One does not reach any conclusions about what atoms and electrons ought to do, as distinct from what they do do, or about what ends they should seek to achieve. Obviously, all such judgements of value would be totally meaningless in the context of natural sciences.

But the opposite is true when it is ourselves and our own motions and intentions that are under consideration. Then judgements of value are appropriate. And we are always making them. This is an essential difference between natural and social science.

According to the latest bourgeois theory, judgements of fact and judgements of value are quite independent the one of the other. Science is one thing, value judgement quite another. And social science is exactly like natural science in that value judgements do not come into it.

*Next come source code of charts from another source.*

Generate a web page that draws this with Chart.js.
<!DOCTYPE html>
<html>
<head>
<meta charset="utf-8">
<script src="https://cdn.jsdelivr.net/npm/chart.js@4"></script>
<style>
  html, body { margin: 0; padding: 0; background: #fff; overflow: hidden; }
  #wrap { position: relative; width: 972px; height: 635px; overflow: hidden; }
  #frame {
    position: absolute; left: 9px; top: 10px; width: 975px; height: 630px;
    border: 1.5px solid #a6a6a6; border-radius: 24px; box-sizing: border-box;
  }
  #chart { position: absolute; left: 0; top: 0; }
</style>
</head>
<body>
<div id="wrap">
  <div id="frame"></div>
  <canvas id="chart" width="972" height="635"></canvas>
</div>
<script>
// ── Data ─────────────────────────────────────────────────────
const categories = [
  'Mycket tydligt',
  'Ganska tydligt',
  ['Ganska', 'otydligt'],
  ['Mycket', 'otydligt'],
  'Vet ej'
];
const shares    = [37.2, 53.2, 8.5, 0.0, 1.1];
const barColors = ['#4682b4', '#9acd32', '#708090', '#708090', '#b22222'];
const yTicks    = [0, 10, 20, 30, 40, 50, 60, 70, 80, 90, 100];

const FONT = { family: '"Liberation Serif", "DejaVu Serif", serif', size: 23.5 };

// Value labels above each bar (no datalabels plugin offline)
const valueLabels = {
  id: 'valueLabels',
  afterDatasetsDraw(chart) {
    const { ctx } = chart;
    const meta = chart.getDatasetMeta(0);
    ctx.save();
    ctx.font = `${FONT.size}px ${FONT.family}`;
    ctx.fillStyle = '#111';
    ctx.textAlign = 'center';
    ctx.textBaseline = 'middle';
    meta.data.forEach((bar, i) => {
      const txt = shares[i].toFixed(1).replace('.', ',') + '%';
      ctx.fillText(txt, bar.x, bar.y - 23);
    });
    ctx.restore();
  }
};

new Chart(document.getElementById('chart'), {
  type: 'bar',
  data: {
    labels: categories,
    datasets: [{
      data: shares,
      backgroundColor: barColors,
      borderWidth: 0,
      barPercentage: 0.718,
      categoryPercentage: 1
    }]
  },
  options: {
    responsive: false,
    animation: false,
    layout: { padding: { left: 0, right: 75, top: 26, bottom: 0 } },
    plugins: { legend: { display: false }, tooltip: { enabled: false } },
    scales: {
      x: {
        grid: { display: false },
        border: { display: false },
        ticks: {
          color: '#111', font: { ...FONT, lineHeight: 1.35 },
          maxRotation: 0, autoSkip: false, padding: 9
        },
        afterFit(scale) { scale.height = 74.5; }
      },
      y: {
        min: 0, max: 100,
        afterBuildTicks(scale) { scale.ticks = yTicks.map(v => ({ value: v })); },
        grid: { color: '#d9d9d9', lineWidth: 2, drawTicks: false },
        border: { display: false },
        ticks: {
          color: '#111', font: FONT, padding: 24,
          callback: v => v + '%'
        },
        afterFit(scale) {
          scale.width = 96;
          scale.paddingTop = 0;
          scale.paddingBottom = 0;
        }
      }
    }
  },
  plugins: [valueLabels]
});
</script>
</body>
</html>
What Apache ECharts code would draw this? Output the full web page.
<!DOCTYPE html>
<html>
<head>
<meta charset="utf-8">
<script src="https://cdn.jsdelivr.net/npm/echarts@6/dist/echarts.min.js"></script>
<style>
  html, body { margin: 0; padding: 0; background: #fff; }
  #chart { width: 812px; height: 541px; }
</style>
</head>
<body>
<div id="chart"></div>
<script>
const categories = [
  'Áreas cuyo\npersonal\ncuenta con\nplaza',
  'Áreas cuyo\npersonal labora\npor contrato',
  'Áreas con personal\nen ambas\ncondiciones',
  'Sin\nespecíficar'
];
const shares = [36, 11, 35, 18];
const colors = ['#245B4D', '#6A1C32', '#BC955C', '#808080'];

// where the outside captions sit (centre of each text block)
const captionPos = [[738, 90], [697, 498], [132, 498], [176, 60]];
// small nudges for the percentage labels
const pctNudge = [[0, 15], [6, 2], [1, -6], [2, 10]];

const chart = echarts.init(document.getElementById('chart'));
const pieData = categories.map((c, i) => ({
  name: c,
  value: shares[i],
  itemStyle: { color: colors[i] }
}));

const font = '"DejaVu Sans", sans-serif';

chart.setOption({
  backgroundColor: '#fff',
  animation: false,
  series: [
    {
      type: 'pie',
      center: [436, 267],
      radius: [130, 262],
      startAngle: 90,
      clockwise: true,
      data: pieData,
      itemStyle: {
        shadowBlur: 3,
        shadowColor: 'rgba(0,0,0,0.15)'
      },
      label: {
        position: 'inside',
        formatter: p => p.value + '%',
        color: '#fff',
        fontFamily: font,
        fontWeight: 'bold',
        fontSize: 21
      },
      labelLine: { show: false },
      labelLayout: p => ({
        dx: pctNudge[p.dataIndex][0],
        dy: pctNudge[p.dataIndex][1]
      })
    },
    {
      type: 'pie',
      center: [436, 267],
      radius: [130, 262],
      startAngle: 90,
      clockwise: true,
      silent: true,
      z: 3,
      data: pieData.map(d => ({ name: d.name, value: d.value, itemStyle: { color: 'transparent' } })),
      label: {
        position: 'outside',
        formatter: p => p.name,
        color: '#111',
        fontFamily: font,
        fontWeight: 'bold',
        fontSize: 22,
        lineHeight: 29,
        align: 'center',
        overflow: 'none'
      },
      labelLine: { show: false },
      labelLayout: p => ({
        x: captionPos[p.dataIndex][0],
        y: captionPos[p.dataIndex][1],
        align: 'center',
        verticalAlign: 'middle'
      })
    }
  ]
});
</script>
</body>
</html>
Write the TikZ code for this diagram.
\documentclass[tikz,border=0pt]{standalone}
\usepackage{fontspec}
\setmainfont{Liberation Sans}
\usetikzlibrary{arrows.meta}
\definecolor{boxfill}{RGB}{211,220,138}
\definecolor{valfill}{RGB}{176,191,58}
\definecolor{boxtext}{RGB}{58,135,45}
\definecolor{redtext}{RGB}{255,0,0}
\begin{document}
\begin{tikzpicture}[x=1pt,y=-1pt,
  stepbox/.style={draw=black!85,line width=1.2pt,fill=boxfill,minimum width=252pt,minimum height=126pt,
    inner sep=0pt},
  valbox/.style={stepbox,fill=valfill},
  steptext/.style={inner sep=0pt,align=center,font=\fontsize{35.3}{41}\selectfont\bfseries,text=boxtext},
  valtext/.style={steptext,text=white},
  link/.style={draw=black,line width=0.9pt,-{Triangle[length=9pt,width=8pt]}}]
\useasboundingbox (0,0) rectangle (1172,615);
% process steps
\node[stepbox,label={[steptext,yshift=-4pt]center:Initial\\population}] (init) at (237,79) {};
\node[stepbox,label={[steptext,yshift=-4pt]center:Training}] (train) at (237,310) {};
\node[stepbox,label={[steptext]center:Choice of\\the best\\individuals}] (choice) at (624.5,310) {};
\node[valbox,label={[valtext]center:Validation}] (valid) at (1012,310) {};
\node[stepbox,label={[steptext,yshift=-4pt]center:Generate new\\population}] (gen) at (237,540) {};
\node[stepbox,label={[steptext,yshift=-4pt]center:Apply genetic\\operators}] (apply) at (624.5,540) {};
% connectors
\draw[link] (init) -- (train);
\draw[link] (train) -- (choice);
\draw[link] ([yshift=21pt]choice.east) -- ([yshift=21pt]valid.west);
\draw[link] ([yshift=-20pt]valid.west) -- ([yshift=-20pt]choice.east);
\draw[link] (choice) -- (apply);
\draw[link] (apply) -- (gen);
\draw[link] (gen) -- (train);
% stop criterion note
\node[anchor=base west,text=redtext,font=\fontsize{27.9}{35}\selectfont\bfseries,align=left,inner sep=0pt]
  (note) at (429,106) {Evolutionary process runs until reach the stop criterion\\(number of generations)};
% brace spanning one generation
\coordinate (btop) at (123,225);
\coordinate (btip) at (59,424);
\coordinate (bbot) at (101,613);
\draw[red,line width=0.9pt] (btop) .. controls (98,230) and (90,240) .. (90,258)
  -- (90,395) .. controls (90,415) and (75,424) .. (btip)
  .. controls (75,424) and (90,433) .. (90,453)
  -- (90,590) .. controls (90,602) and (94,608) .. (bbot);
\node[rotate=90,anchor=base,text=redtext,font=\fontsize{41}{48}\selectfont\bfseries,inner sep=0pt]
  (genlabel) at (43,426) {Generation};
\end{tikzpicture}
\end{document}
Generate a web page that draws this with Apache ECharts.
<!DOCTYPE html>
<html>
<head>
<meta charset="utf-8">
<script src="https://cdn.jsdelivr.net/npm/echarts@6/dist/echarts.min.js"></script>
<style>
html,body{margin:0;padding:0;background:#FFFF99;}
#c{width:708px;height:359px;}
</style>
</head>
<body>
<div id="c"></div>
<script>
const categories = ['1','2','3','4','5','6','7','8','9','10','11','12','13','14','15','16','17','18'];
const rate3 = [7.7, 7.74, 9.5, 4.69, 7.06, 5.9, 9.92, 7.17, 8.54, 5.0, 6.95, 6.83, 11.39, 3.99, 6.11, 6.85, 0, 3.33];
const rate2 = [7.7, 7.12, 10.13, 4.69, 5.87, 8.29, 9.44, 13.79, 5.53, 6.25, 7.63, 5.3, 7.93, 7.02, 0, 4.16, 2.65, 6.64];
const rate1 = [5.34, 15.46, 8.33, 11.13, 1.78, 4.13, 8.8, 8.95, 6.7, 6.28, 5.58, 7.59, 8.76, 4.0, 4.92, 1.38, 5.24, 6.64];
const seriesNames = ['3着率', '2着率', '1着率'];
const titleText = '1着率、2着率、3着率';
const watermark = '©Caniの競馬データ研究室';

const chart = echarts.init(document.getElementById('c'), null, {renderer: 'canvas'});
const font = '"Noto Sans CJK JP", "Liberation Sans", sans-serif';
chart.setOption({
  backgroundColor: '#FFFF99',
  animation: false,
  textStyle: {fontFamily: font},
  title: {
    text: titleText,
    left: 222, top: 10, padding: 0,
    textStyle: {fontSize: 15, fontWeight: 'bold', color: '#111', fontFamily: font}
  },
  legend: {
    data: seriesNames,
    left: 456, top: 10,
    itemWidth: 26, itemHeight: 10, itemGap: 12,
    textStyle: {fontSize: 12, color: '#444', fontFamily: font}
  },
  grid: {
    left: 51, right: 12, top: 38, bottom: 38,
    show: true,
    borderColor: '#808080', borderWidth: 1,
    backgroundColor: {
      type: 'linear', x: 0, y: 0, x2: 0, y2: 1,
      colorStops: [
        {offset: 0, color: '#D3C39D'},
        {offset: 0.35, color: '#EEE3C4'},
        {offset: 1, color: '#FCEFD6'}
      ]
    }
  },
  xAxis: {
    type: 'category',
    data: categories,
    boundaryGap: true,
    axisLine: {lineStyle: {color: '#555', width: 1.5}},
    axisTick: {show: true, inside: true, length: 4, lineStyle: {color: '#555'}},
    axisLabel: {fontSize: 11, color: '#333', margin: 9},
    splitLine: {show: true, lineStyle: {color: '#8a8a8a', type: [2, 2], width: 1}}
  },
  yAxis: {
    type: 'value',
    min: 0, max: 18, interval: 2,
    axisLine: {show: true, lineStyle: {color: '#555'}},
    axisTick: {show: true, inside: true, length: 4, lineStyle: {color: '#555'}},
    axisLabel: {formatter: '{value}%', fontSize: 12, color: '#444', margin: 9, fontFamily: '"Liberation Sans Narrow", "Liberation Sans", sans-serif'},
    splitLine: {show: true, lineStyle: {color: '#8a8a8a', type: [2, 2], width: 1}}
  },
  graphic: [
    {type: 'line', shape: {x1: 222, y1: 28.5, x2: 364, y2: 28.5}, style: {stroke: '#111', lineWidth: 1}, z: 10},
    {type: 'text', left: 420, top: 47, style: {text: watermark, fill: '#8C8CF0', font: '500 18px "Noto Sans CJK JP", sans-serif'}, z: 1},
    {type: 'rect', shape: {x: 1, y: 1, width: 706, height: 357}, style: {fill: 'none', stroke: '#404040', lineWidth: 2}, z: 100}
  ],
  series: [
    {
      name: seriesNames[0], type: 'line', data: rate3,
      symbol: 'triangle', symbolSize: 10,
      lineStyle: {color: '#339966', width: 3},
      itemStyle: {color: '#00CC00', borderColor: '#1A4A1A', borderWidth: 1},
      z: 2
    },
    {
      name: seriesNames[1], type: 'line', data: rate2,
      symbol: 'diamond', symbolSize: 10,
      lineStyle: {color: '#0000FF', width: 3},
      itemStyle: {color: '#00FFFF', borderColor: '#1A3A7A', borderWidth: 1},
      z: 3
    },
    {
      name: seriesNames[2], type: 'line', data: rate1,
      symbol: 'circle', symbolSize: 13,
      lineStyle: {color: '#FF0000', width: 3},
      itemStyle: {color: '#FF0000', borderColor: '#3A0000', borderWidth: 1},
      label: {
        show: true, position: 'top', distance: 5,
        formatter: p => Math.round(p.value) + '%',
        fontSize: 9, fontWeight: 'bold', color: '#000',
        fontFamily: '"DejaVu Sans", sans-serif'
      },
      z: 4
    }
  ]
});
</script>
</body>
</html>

This separation of fact and value is a very important element in the ideology of monopoly capitalism today. It enables the bourgeois value judgements to be propagated without any awkward contradictions of them being allowed to come up from objective considerations about social reality.

But for Marxism, the scientific understanding of social reality is the basis for value judgements, and is incomplete without them.

This can be seen clearly, for example, in Capital. Marx did not only deliver an objective analysis of capitalist society but a condemnation of it, based on that very objective analysis. And he did not only make a scientifically-based prediction about socialism but a call to fight for it with a practical policy for doing so.

For this reason, Capital is said to be slanted, biased, unscientific. But on the contrary, the fact that its analysis is so scientific and objective is what makes these value judgements come up so clearly in it and from it.

It is said that if we want to consider human affairs objectively, scientifically, we should make no value judgements. But when we do consider them objectively and scientifically, then we do make value judgements. And these judgements are objective rather than being merely products of emotions, sentiments and particular class or personal interests.

So the combined partisanship and objectivity of Marxism is expressed in the combined partisanship and objectivity of the value judgements contained in Marxism.

Our partisanship is shown by our value judgements, made from the standpoint of working-class revolutionary struggle — judgements of approbation and of disapprobation, and about the ends and means of struggle. This partisanship itself demands the objectivity of scientific communism.